What you will do.
Pictures aside, quote the whole listing exactly.

--- The input ---

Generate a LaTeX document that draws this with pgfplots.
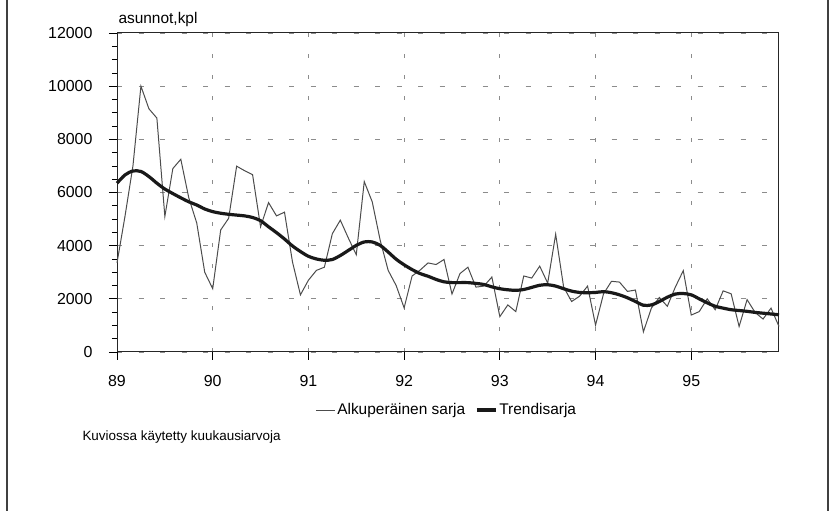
\documentclass[border=0pt]{standalone}
\usepackage{fontspec}
\setmainfont{Liberation Sans}
\usepackage{pgfplots}
\usepackage{pgfplotstable}
\pgfplotsset{compat=1.18}

\pgfplotstableread{
k v
0 3350
1 5100
2 7000
3 10000
4 9150
5 8800
6 5100
7 6900
8 7250
9 5800
10 4850
11 3000
12 2380
13 4590
14 5030
15 6990
16 6820
17 6670
18 4710
19 5620
20 5120
21 5260
22 3390
23 2150
24 2700
25 3070
26 3190
27 4450
28 4960
29 4290
30 3660
31 6410
32 5650
33 4200
34 3070
35 2500
36 1660
37 2860
38 3080
39 3350
40 3290
41 3480
42 2180
43 2950
44 3190
45 2440
46 2480
47 2820
48 1330
49 1770
50 1520
51 2860
52 2780
53 3230
54 2590
55 4430
56 2440
57 1900
58 2100
59 2480
60 1010
61 2190
62 2660
63 2630
64 2280
65 2330
66 760
67 1650
68 2050
69 1720
70 2440
71 3060
72 1390
73 1520
74 2000
75 1590
76 2300
77 2190
78 960
79 1970
80 1490
81 1240
82 1650
83 960
}\orig

\pgfplotstableread{
k v
0 6350
1 6660
2 6810
3 6790
4 6600
5 6350
6 6130
7 5960
8 5800
9 5650
10 5530
11 5380
12 5280
13 5220
14 5180
15 5150
16 5120
17 5060
18 4940
19 4710
20 4490
21 4250
22 3990
23 3780
24 3600
25 3500
26 3450
27 3480
28 3630
29 3820
30 4010
31 4140
32 4140
33 4010
34 3760
35 3490
36 3280
37 3100
38 2950
39 2850
40 2730
41 2640
42 2610
43 2610
44 2610
45 2580
46 2540
47 2450
48 2380
49 2340
50 2320
51 2350
52 2430
53 2510
54 2530
55 2480
56 2380
57 2290
58 2240
59 2230
60 2240
61 2270
62 2230
63 2150
64 2040
65 1900
66 1760
67 1770
68 1900
69 2060
70 2180
71 2200
72 2150
73 2000
74 1850
75 1720
76 1650
77 1590
78 1560
79 1530
80 1490
81 1460
82 1430
83 1400
}\trend

\begin{document}
\begin{tikzpicture}
\useasboundingbox (0,0) rectangle (830bp,511bp);
\draw[line width=1.3bp, black!75] (7bp,0) -- (7bp,511bp);
\draw[line width=1.3bp, black!75] (828bp,0) -- (828bp,511bp);
\begin{axis}[
  at={(117bp,159bp)}, anchor=south west,
  scale only axis, width=662bp, height=319bp,
  xmin=0, xmax=83, ymin=0, ymax=12000,
  xtick={0,12,24,36,48,60,72},
  xticklabels={89,90,91,92,93,94,95},
  ytick={0,2000,4000,6000,8000,10000,12000},
  scaled y ticks=false,
  minor y tick num=3,
  xtick pos=left, ytick pos=left,
  tick align=outside,
  major tick length=8bp, minor tick length=5bp,
  tick style={black, line width=0.7bp},
  axis line style={black!85, line width=1bp},
  grid=major,
  x grid style={black!45, line width=0.7bp, dash pattern=on 3.5bp off 17.5bp},
  y grid style={black!45, line width=0.7bp, dash pattern=on 5bp off 16.5bp},
  /pgf/number format/assume math mode=true,
  /pgf/number format/1000 sep={},
  tick label style={font=\fontsize{16}{18}\selectfont},
  xticklabel style={yshift=-12bp},
  yticklabel style={xshift=-13bp},
  legend columns=2,
  legend style={draw=none, fill=none, at={(0.498,-0.182)}, anchor=center,
    font=\fontsize{15.5}{18}\selectfont,
    /tikz/every even column/.append style={column sep=8bp}},
  legend image code/.code={\draw[#1] (0bp,0bp) -- (19bp,0bp);},
  clip=false,
]
\addplot[black!70, line width=1bp] table[x=k, y=v] {\orig};
\addlegendentry{Alkuperäinen sarja}
\addplot[black!90, line width=3.2bp, smooth] table[x=k, y=v] {\trend};
\addlegendentry{Trendisarja}
\node[anchor=base west, font=\fontsize{15.5}{18}\selectfont] at (rel axis cs:0,1) [xshift=-2bp, yshift=9bp] {asunnot,kpl};
\end{axis}
\node[anchor=base west, font=\fontsize{13.5}{16}\selectfont] at (79bp,70bp) {Kuviossa käytetty kuukausiarvoja};
\end{tikzpicture}
\end{document}
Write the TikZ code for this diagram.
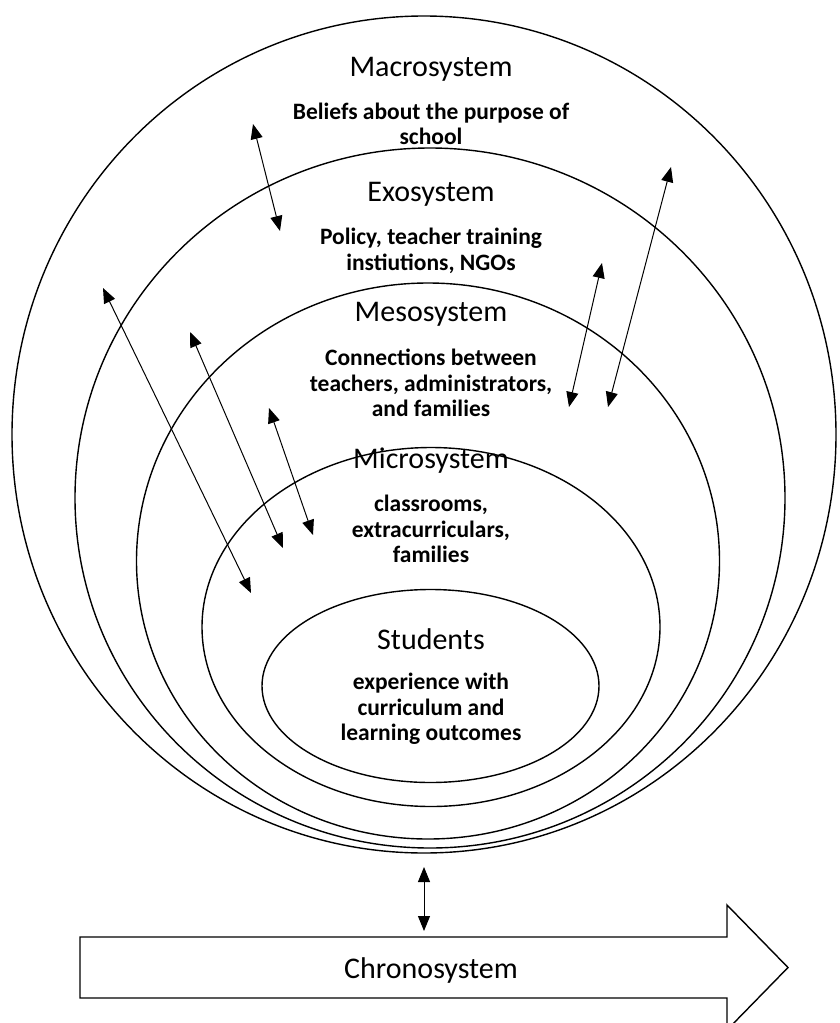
\documentclass[tikz,border=0pt]{standalone}
\usepackage{fontspec}
\setmainfont{Carlito}
\usetikzlibrary{shapes.geometric,arrows.meta}
\begin{document}
\begin{tikzpicture}[x=1pt,y=-1pt,
  ring/.style={draw, ellipse, inner sep=0pt, line width=1.4pt},
  title/.style={inner sep=0pt, font=\fontsize{30}{34}\selectfont},
  body/.style={inner sep=0pt, align=center, font=\bfseries\fontsize{23.5}{25.5}\selectfont},
  link/.style={line width=1pt, {Triangle[length=15pt,width=12pt]}-{Triangle[length=15pt,width=12pt]}}]
\useasboundingbox (0,0) rectangle (840,1023);
% systems
\node[ring, minimum width=824pt, minimum height=837pt] (macro) at (424,434.5) {};
\node[ring, minimum width=710pt, minimum height=700pt] (exo) at (430,498) {};
\node[ring, minimum width=583pt, minimum height=556pt] (meso) at (428,561) {};
\node[ring, minimum width=458pt, minimum height=359pt] (micro) at (431,627) {};
\node[ring, minimum width=337pt, minimum height=193pt] (stud) at (430.5,686) {};
% texts
\node[title] (tmacro) at (431,69) {Macrosystem};
\node[body] (bmacro) at (431,124) {Beliefs about the purpose of\\school};
\node[title] (texo) at (431,194) {Exosystem};
\node[body] (bexo) at (431,251) {Policy, teacher training\\instiutions, NGOs};
\node[title] (tmeso) at (431,314) {Mesosystem};
\node[body] (bmeso) at (431,383) {Connections between\\teachers, administrators,\\and families};
\node[title] (tmicro) at (431,461) {Microsystem};
\node[body] (bmicro) at (431,529) {classrooms,\\extracurriculars,\\families};
\node[title] (tstud) at (431,639) {Students};
\node[body] (bstud) at (431,709) {experience with\\curriculum and\\learning outcomes};
% chronosystem arrow
\draw[line width=1.4pt, line join=miter] (80,937) -- (727,937) -- (727,905) -- (788,967.5) -- (727,1030) -- (727,998) -- (80,998) -- cycle;
\node[title] (tchrono) at (431,970) {Chronosystem};
% arrow end points
\coordinate (a1) at (253,124);  \coordinate (a2) at (280,231);
\coordinate (b1) at (671,167);  \coordinate (b2) at (608,407);
\coordinate (c1) at (602,263);  \coordinate (c2) at (569,407);
\coordinate (d1) at (103,288);  \coordinate (d2) at (251,593);
\coordinate (e1) at (190,332);  \coordinate (e2) at (283,548);
\coordinate (f1) at (269,408);  \coordinate (f2) at (313,535);
\coordinate (g1) at (424,867);  \coordinate (g2) at (424,931);
\draw[link] (a1) -- (a2);
\draw[link] (b1) -- (b2);
\draw[link] (c1) -- (c2);
\draw[link] (d1) -- (d2);
\draw[link] (e1) -- (e2);
\draw[link] (f1) -- (f2);
\draw[link] (g1) -- (g2);
\end{tikzpicture}
\end{document}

---

Answer to this task.
Generate a LaTeX document that draws this with pgfplots.
\documentclass[border=0pt]{standalone}
\usepackage{fontspec}
\setmainfont{Liberation Sans}
\usepackage{pgfplots}
\usepackage{pgfplotstable}
\pgfplotsset{compat=1.18}

\pgfplotstableread{
k v
0 3350
1 5100
2 7000
3 10000
4 9150
5 8800
6 5100
7 6900
8 7250
9 5800
10 4850
11 3000
12 2380
13 4590
14 5030
15 6990
16 6820
17 6670
18 4710
19 5620
20 5120
21 5260
22 3390
23 2150
24 2700
25 3070
26 3190
27 4450
28 4960
29 4290
30 3660
31 6410
32 5650
33 4200
34 3070
35 2500
36 1660
37 2860
38 3080
39 3350
40 3290
41 3480
42 2180
43 2950
44 3190
45 2440
46 2480
47 2820
48 1330
49 1770
50 1520
51 2860
52 2780
53 3230
54 2590
55 4430
56 2440
57 1900
58 2100
59 2480
60 1010
61 2190
62 2660
63 2630
64 2280
65 2330
66 760
67 1650
68 2050
69 1720
70 2440
71 3060
72 1390
73 1520
74 2000
75 1590
76 2300
77 2190
78 960
79 1970
80 1490
81 1240
82 1650
83 960
}\orig

\pgfplotstableread{
k v
0 6350
1 6660
2 6810
3 6790
4 6600
5 6350
6 6130
7 5960
8 5800
9 5650
10 5530
11 5380
12 5280
13 5220
14 5180
15 5150
16 5120
17 5060
18 4940
19 4710
20 4490
21 4250
22 3990
23 3780
24 3600
25 3500
26 3450
27 3480
28 3630
29 3820
30 4010
31 4140
32 4140
33 4010
34 3760
35 3490
36 3280
37 3100
38 2950
39 2850
40 2730
41 2640
42 2610
43 2610
44 2610
45 2580
46 2540
47 2450
48 2380
49 2340
50 2320
51 2350
52 2430
53 2510
54 2530
55 2480
56 2380
57 2290
58 2240
59 2230
60 2240
61 2270
62 2230
63 2150
64 2040
65 1900
66 1760
67 1770
68 1900
69 2060
70 2180
71 2200
72 2150
73 2000
74 1850
75 1720
76 1650
77 1590
78 1560
79 1530
80 1490
81 1460
82 1430
83 1400
}\trend

\begin{document}
\begin{tikzpicture}
\useasboundingbox (0,0) rectangle (830bp,511bp);
\draw[line width=1.3bp, black!75] (7bp,0) -- (7bp,511bp);
\draw[line width=1.3bp, black!75] (828bp,0) -- (828bp,511bp);
\begin{axis}[
  at={(117bp,159bp)}, anchor=south west,
  scale only axis, width=662bp, height=319bp,
  xmin=0, xmax=83, ymin=0, ymax=12000,
  xtick={0,12,24,36,48,60,72},
  xticklabels={89,90,91,92,93,94,95},
  ytick={0,2000,4000,6000,8000,10000,12000},
  scaled y ticks=false,
  minor y tick num=3,
  xtick pos=left, ytick pos=left,
  tick align=outside,
  major tick length=8bp, minor tick length=5bp,
  tick style={black, line width=0.7bp},
  axis line style={black!85, line width=1bp},
  grid=major,
  x grid style={black!45, line width=0.7bp, dash pattern=on 3.5bp off 17.5bp},
  y grid style={black!45, line width=0.7bp, dash pattern=on 5bp off 16.5bp},
  /pgf/number format/assume math mode=true,
  /pgf/number format/1000 sep={},
  tick label style={font=\fontsize{16}{18}\selectfont},
  xticklabel style={yshift=-12bp},
  yticklabel style={xshift=-13bp},
  legend columns=2,
  legend style={draw=none, fill=none, at={(0.498,-0.182)}, anchor=center,
    font=\fontsize{15.5}{18}\selectfont,
    /tikz/every even column/.append style={column sep=8bp}},
  legend image code/.code={\draw[#1] (0bp,0bp) -- (19bp,0bp);},
  clip=false,
]
\addplot[black!70, line width=1bp] table[x=k, y=v] {\orig};
\addlegendentry{Alkuperäinen sarja}
\addplot[black!90, line width=3.2bp, smooth] table[x=k, y=v] {\trend};
\addlegendentry{Trendisarja}
\node[anchor=base west, font=\fontsize{15.5}{18}\selectfont] at (rel axis cs:0,1) [xshift=-2bp, yshift=9bp] {asunnot,kpl};
\end{axis}
\node[anchor=base west, font=\fontsize{13.5}{16}\selectfont] at (79bp,70bp) {Kuviossa käytetty kuukausiarvoja};
\end{tikzpicture}
\end{document}
Write the TikZ code for this diagram.
\documentclass[tikz,border=0pt]{standalone}
\usepackage{fontspec}
\setmainfont{Carlito}
\usetikzlibrary{shapes.geometric,arrows.meta}
\begin{document}
\begin{tikzpicture}[x=1pt,y=-1pt,
  ring/.style={draw, ellipse, inner sep=0pt, line width=1.4pt},
  title/.style={inner sep=0pt, font=\fontsize{30}{34}\selectfont},
  body/.style={inner sep=0pt, align=center, font=\bfseries\fontsize{23.5}{25.5}\selectfont},
  link/.style={line width=1pt, {Triangle[length=15pt,width=12pt]}-{Triangle[length=15pt,width=12pt]}}]
\useasboundingbox (0,0) rectangle (840,1023);
% systems
\node[ring, minimum width=824pt, minimum height=837pt] (macro) at (424,434.5) {};
\node[ring, minimum width=710pt, minimum height=700pt] (exo) at (430,498) {};
\node[ring, minimum width=583pt, minimum height=556pt] (meso) at (428,561) {};
\node[ring, minimum width=458pt, minimum height=359pt] (micro) at (431,627) {};
\node[ring, minimum width=337pt, minimum height=193pt] (stud) at (430.5,686) {};
% texts
\node[title] (tmacro) at (431,69) {Macrosystem};
\node[body] (bmacro) at (431,124) {Beliefs about the purpose of\\school};
\node[title] (texo) at (431,194) {Exosystem};
\node[body] (bexo) at (431,251) {Policy, teacher training\\instiutions, NGOs};
\node[title] (tmeso) at (431,314) {Mesosystem};
\node[body] (bmeso) at (431,383) {Connections between\\teachers, administrators,\\and families};
\node[title] (tmicro) at (431,461) {Microsystem};
\node[body] (bmicro) at (431,529) {classrooms,\\extracurriculars,\\families};
\node[title] (tstud) at (431,639) {Students};
\node[body] (bstud) at (431,709) {experience with\\curriculum and\\learning outcomes};
% chronosystem arrow
\draw[line width=1.4pt, line join=miter] (80,937) -- (727,937) -- (727,905) -- (788,967.5) -- (727,1030) -- (727,998) -- (80,998) -- cycle;
\node[title] (tchrono) at (431,970) {Chronosystem};
% arrow end points
\coordinate (a1) at (253,124);  \coordinate (a2) at (280,231);
\coordinate (b1) at (671,167);  \coordinate (b2) at (608,407);
\coordinate (c1) at (602,263);  \coordinate (c2) at (569,407);
\coordinate (d1) at (103,288);  \coordinate (d2) at (251,593);
\coordinate (e1) at (190,332);  \coordinate (e2) at (283,548);
\coordinate (f1) at (269,408);  \coordinate (f2) at (313,535);
\coordinate (g1) at (424,867);  \coordinate (g2) at (424,931);
\draw[link] (a1) -- (a2);
\draw[link] (b1) -- (b2);
\draw[link] (c1) -- (c2);
\draw[link] (d1) -- (d2);
\draw[link] (e1) -- (e2);
\draw[link] (f1) -- (f2);
\draw[link] (g1) -- (g2);
\end{tikzpicture}
\end{document}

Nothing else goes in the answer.